■ DIRECTION:
Leaving out the pictures, retype all the material exactly.
>>
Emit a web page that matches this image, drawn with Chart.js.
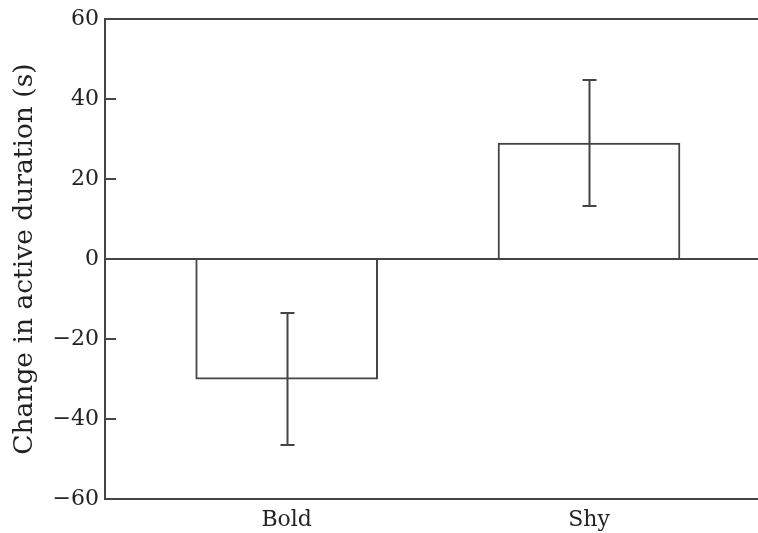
<!DOCTYPE html>
<html>
<head>
<meta charset="utf-8">
<script src="https://cdn.jsdelivr.net/npm/chart.js@4/dist/chart.umd.min.js"></script>
<style>
  html, body { margin: 0; padding: 0; background: #ffffff; }
  #wrap { width: 758px; height: 533px; position: relative; }
</style>
</head>
<body>
<div id="wrap"><canvas id="chart"></canvas></div>
<script>
// Groups and mean change in active duration (s)
const categories = ['Bold', 'Shy'];
const meanChange = [-30.0, 29.0];
// Error bar ends (s)
const errHigh = [-13.6, 44.8];
const errLow = [-46.5, 13.4];
// Y axis tick values
const yTicks = [-60, -40, -20, 0, 20, 40, 60];

const LINE = '#444444';
const TEXT = '#222222';
const SERIF = '"DejaVu Serif", "Liberation Serif", serif';

const formatTick = v => (v < 0 ? '\u2212' + Math.abs(v) : String(v));

// Short inward tick marks on the y axis and the error bars
const extras = {
  id: 'extras',
  afterDatasetsDraw(chart) {
    const { ctx, chartArea } = chart;
    const xs = chart.scales.x;
    const ys = chart.scales.y;
    ctx.save();
    ctx.strokeStyle = LINE;
    ctx.lineWidth = 2;
    ctx.lineCap = 'butt';
    // inward ticks
    ys.ticks.forEach(t => {
      if (t.value === ys.min || t.value === ys.max || t.value === 0) return;
      const py = Math.round(ys.getPixelForValue(t.value));
      ctx.beginPath();
      ctx.moveTo(chartArea.left, py);
      ctx.lineTo(chartArea.left + 11, py);
      ctx.stroke();
    });
    // error bars
    const half = 7;
    categories.forEach((c, i) => {
      const px = Math.round(xs.getPixelForValue(i)) + 0.5;
      const yHi = Math.round(ys.getPixelForValue(errHigh[i]));
      const yLo = Math.round(ys.getPixelForValue(errLow[i]));
      ctx.beginPath();
      ctx.moveTo(px, yHi);
      ctx.lineTo(px, yLo);
      ctx.moveTo(px - half, yHi);
      ctx.lineTo(px + half, yHi);
      ctx.moveTo(px - half, yLo);
      ctx.lineTo(px + half, yLo);
      ctx.stroke();
    });
    ctx.restore();
  }
};

new Chart(document.getElementById('chart'), {
  type: 'bar',
  data: {
    datasets: [{
      data: meanChange.map((v, i) => ({ x: i, y: v })),
      backgroundColor: '#ffffff',
      borderColor: LINE,
      borderWidth: 2,
      barThickness: 182
    }]
  },
  options: {
    responsive: true,
    maintainAspectRatio: false,
    animation: false,
    layout: { padding: { top: 18, right: 0, left: 0, bottom: 0 } },
    plugins: {
      legend: { display: false },
      tooltip: { enabled: false }
    },
    scales: {
      x: {
        type: 'linear',
        min: -0.601,
        max: 1.559,
        offset: false,
        afterBuildTicks: s => { s.ticks = categories.map((c, i) => ({ value: i })); },
        afterFit: s => { s.height = 34; },
        ticks: {
          callback: v => categories[v],
          font: { family: SERIF, size: 22 },
          color: TEXT,
          padding: 8,
          maxRotation: 0,
          autoSkip: false
        },
        grid: { display: false, drawTicks: false },
        border: { display: true, color: LINE, width: 2 }
      },
      y: {
        min: -60,
        max: 60,
        afterBuildTicks: s => { s.ticks = yTicks.map(v => ({ value: v })); },
        afterFit: s => { s.width = 105; },
        ticks: {
          callback: formatTick,
          font: { family: SERIF, size: 22 },
          color: TEXT,
          padding: 6
        },
        grid: {
          drawTicks: false,
          lineWidth: 2,
          color: ctx => (ctx.tick && (ctx.tick.value === 0 || ctx.tick.value === 60 || ctx.tick.value === -60)) ? LINE : 'rgba(0,0,0,0)'
        },
        border: { display: true, color: LINE, width: 2 },
        title: {
          display: true,
          text: 'Change in active duration (s)',
          font: { family: SERIF, size: 26.5 },
          color: TEXT,
          padding: { top: 9, bottom: 0 }
        }
      }
    }
  },
  plugins: [extras]
});
</script>
</body>
</html>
<<
■ PROBLEM SOLUTION:
Emit a web page that matches this image, drawn with Chart.js.
<!DOCTYPE html>
<html>
<head>
<meta charset="utf-8">
<script src="https://cdn.jsdelivr.net/npm/chart.js@4/dist/chart.umd.min.js"></script>
<style>
  html, body { margin: 0; padding: 0; background: #ffffff; }
  #wrap { width: 758px; height: 533px; position: relative; }
</style>
</head>
<body>
<div id="wrap"><canvas id="chart"></canvas></div>
<script>
// Groups and mean change in active duration (s)
const categories = ['Bold', 'Shy'];
const meanChange = [-30.0, 29.0];
// Error bar ends (s)
const errHigh = [-13.6, 44.8];
const errLow = [-46.5, 13.4];
// Y axis tick values
const yTicks = [-60, -40, -20, 0, 20, 40, 60];

const LINE = '#444444';
const TEXT = '#222222';
const SERIF = '"DejaVu Serif", "Liberation Serif", serif';

const formatTick = v => (v < 0 ? '\u2212' + Math.abs(v) : String(v));

// Short inward tick marks on the y axis and the error bars
const extras = {
  id: 'extras',
  afterDatasetsDraw(chart) {
    const { ctx, chartArea } = chart;
    const xs = chart.scales.x;
    const ys = chart.scales.y;
    ctx.save();
    ctx.strokeStyle = LINE;
    ctx.lineWidth = 2;
    ctx.lineCap = 'butt';
    // inward ticks
    ys.ticks.forEach(t => {
      if (t.value === ys.min || t.value === ys.max || t.value === 0) return;
      const py = Math.round(ys.getPixelForValue(t.value));
      ctx.beginPath();
      ctx.moveTo(chartArea.left, py);
      ctx.lineTo(chartArea.left + 11, py);
      ctx.stroke();
    });
    // error bars
    const half = 7;
    categories.forEach((c, i) => {
      const px = Math.round(xs.getPixelForValue(i)) + 0.5;
      const yHi = Math.round(ys.getPixelForValue(errHigh[i]));
      const yLo = Math.round(ys.getPixelForValue(errLow[i]));
      ctx.beginPath();
      ctx.moveTo(px, yHi);
      ctx.lineTo(px, yLo);
      ctx.moveTo(px - half, yHi);
      ctx.lineTo(px + half, yHi);
      ctx.moveTo(px - half, yLo);
      ctx.lineTo(px + half, yLo);
      ctx.stroke();
    });
    ctx.restore();
  }
};

new Chart(document.getElementById('chart'), {
  type: 'bar',
  data: {
    datasets: [{
      data: meanChange.map((v, i) => ({ x: i, y: v })),
      backgroundColor: '#ffffff',
      borderColor: LINE,
      borderWidth: 2,
      barThickness: 182
    }]
  },
  options: {
    responsive: true,
    maintainAspectRatio: false,
    animation: false,
    layout: { padding: { top: 18, right: 0, left: 0, bottom: 0 } },
    plugins: {
      legend: { display: false },
      tooltip: { enabled: false }
    },
    scales: {
      x: {
        type: 'linear',
        min: -0.601,
        max: 1.559,
        offset: false,
        afterBuildTicks: s => { s.ticks = categories.map((c, i) => ({ value: i })); },
        afterFit: s => { s.height = 34; },
        ticks: {
          callback: v => categories[v],
          font: { family: SERIF, size: 22 },
          color: TEXT,
          padding: 8,
          maxRotation: 0,
          autoSkip: false
        },
        grid: { display: false, drawTicks: false },
        border: { display: true, color: LINE, width: 2 }
      },
      y: {
        min: -60,
        max: 60,
        afterBuildTicks: s => { s.ticks = yTicks.map(v => ({ value: v })); },
        afterFit: s => { s.width = 105; },
        ticks: {
          callback: formatTick,
          font: { family: SERIF, size: 22 },
          color: TEXT,
          padding: 6
        },
        grid: {
          drawTicks: false,
          lineWidth: 2,
          color: ctx => (ctx.tick && (ctx.tick.value === 0 || ctx.tick.value === 60 || ctx.tick.value === -60)) ? LINE : 'rgba(0,0,0,0)'
        },
        border: { display: true, color: LINE, width: 2 },
        title: {
          display: true,
          text: 'Change in active duration (s)',
          font: { family: SERIF, size: 26.5 },
          color: TEXT,
          padding: { top: 9, bottom: 0 }
        }
      }
    }
  },
  plugins: [extras]
});
</script>
</body>
</html>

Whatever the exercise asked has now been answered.